>> Start

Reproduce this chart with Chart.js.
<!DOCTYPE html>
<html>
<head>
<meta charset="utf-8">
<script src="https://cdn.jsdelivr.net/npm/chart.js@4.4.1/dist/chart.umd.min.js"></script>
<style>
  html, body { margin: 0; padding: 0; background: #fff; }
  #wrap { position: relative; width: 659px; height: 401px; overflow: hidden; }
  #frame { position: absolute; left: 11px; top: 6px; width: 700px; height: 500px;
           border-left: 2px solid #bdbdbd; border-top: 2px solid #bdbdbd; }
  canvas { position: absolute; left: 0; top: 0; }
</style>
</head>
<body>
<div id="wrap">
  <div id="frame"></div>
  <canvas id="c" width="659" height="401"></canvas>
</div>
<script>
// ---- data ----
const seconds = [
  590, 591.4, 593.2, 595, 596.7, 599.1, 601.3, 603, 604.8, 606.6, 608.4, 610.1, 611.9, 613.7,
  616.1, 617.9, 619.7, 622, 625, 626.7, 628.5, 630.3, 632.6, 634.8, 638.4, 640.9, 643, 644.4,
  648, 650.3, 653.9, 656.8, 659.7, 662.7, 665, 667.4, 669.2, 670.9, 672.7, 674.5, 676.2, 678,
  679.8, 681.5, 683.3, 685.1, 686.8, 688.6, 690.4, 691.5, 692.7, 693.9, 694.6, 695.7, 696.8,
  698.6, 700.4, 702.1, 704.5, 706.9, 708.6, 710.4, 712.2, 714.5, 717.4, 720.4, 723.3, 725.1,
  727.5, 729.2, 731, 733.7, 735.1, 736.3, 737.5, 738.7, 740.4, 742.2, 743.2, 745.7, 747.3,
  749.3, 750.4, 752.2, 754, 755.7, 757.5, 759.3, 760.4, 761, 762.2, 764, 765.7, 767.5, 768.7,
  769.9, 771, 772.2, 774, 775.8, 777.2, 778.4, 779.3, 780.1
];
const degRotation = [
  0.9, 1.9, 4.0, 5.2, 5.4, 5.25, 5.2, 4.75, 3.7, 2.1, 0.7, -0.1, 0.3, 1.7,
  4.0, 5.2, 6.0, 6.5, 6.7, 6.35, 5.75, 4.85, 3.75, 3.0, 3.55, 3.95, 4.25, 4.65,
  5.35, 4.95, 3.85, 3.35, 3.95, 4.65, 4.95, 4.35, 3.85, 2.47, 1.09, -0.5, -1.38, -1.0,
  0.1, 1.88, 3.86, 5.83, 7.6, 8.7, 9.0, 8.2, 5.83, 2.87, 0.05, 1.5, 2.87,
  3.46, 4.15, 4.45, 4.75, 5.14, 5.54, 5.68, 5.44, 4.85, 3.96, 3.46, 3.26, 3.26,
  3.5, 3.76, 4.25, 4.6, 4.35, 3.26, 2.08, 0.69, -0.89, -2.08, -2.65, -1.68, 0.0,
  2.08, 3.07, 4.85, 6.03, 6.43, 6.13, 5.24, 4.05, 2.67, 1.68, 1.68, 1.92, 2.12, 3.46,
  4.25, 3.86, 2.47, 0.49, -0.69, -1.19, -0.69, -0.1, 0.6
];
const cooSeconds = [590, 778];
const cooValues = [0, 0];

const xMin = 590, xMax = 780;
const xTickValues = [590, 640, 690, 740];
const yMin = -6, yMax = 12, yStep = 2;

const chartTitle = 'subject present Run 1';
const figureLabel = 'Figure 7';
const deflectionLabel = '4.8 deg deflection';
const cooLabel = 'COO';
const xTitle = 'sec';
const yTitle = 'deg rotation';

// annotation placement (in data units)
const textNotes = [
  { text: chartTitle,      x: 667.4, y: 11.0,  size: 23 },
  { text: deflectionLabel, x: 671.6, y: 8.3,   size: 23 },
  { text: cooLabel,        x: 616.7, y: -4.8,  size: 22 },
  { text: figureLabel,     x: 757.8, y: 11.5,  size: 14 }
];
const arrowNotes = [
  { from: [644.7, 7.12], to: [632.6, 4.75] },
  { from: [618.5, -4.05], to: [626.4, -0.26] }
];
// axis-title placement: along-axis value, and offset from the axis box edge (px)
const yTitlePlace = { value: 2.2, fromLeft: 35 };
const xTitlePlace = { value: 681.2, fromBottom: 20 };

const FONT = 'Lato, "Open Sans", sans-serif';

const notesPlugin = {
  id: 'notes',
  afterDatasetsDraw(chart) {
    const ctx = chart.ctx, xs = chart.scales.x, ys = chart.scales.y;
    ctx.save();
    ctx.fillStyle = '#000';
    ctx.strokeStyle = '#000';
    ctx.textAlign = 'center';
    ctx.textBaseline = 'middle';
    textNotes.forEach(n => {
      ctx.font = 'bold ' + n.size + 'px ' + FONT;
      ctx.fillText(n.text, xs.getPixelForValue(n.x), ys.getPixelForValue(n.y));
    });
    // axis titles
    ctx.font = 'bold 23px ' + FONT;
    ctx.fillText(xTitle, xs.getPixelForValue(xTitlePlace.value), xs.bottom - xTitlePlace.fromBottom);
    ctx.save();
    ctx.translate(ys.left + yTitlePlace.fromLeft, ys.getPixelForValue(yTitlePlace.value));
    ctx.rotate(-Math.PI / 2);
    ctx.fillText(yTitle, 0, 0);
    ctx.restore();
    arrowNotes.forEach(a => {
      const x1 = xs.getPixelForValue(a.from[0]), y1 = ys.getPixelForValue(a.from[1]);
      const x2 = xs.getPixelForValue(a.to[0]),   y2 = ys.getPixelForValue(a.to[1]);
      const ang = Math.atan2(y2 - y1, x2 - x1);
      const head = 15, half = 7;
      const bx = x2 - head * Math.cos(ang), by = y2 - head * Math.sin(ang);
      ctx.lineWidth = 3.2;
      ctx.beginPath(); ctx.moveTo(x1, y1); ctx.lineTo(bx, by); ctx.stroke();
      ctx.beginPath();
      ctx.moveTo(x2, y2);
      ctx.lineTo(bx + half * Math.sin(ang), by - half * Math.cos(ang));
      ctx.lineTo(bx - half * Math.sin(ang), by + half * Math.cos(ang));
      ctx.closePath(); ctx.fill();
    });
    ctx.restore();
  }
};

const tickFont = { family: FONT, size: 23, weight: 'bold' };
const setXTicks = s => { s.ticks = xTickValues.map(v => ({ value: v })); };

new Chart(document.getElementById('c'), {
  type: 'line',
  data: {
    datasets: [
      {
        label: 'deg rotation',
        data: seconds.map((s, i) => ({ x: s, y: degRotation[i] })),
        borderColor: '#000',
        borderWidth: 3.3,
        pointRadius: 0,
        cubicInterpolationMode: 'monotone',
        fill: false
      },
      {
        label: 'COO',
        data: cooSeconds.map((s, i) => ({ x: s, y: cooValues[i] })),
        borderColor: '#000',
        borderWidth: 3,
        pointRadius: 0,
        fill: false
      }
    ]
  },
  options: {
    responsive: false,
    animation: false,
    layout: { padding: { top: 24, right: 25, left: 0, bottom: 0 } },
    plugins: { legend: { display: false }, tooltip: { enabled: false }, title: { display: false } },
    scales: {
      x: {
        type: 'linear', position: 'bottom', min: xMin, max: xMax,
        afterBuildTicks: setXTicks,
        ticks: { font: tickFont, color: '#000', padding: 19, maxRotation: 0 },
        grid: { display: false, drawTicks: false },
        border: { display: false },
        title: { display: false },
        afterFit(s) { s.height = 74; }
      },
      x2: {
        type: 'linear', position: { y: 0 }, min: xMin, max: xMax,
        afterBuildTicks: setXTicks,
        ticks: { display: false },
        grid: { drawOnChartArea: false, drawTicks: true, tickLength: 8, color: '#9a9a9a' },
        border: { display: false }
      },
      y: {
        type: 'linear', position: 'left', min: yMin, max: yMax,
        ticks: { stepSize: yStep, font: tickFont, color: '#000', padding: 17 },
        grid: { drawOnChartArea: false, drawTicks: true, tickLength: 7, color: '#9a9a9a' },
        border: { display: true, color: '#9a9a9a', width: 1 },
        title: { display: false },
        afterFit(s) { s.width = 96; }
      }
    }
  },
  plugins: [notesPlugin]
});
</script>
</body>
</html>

>> End

§ **Work to be completed**: Please print the material above exactly as it appears, from its first line through the line containing "const yMin = -6, yMax = 12, yStep = 2;", inclusive, and stop there.

§ **Final answer**:
Reproduce this chart with Chart.js.
<!DOCTYPE html>
<html>
<head>
<meta charset="utf-8">
<script src="https://cdn.jsdelivr.net/npm/chart.js@4.4.1/dist/chart.umd.min.js"></script>
<style>
  html, body { margin: 0; padding: 0; background: #fff; }
  #wrap { position: relative; width: 659px; height: 401px; overflow: hidden; }
  #frame { position: absolute; left: 11px; top: 6px; width: 700px; height: 500px;
           border-left: 2px solid #bdbdbd; border-top: 2px solid #bdbdbd; }
  canvas { position: absolute; left: 0; top: 0; }
</style>
</head>
<body>
<div id="wrap">
  <div id="frame"></div>
  <canvas id="c" width="659" height="401"></canvas>
</div>
<script>
// ---- data ----
const seconds = [
  590, 591.4, 593.2, 595, 596.7, 599.1, 601.3, 603, 604.8, 606.6, 608.4, 610.1, 611.9, 613.7,
  616.1, 617.9, 619.7, 622, 625, 626.7, 628.5, 630.3, 632.6, 634.8, 638.4, 640.9, 643, 644.4,
  648, 650.3, 653.9, 656.8, 659.7, 662.7, 665, 667.4, 669.2, 670.9, 672.7, 674.5, 676.2, 678,
  679.8, 681.5, 683.3, 685.1, 686.8, 688.6, 690.4, 691.5, 692.7, 693.9, 694.6, 695.7, 696.8,
  698.6, 700.4, 702.1, 704.5, 706.9, 708.6, 710.4, 712.2, 714.5, 717.4, 720.4, 723.3, 725.1,
  727.5, 729.2, 731, 733.7, 735.1, 736.3, 737.5, 738.7, 740.4, 742.2, 743.2, 745.7, 747.3,
  749.3, 750.4, 752.2, 754, 755.7, 757.5, 759.3, 760.4, 761, 762.2, 764, 765.7, 767.5, 768.7,
  769.9, 771, 772.2, 774, 775.8, 777.2, 778.4, 779.3, 780.1
];
const degRotation = [
  0.9, 1.9, 4.0, 5.2, 5.4, 5.25, 5.2, 4.75, 3.7, 2.1, 0.7, -0.1, 0.3, 1.7,
  4.0, 5.2, 6.0, 6.5, 6.7, 6.35, 5.75, 4.85, 3.75, 3.0, 3.55, 3.95, 4.25, 4.65,
  5.35, 4.95, 3.85, 3.35, 3.95, 4.65, 4.95, 4.35, 3.85, 2.47, 1.09, -0.5, -1.38, -1.0,
  0.1, 1.88, 3.86, 5.83, 7.6, 8.7, 9.0, 8.2, 5.83, 2.87, 0.05, 1.5, 2.87,
  3.46, 4.15, 4.45, 4.75, 5.14, 5.54, 5.68, 5.44, 4.85, 3.96, 3.46, 3.26, 3.26,
  3.5, 3.76, 4.25, 4.6, 4.35, 3.26, 2.08, 0.69, -0.89, -2.08, -2.65, -1.68, 0.0,
  2.08, 3.07, 4.85, 6.03, 6.43, 6.13, 5.24, 4.05, 2.67, 1.68, 1.68, 1.92, 2.12, 3.46,
  4.25, 3.86, 2.47, 0.49, -0.69, -1.19, -0.69, -0.1, 0.6
];
const cooSeconds = [590, 778];
const cooValues = [0, 0];

const xMin = 590, xMax = 780;
const xTickValues = [590, 640, 690, 740];
const yMin = -6, yMax = 12, yStep = 2;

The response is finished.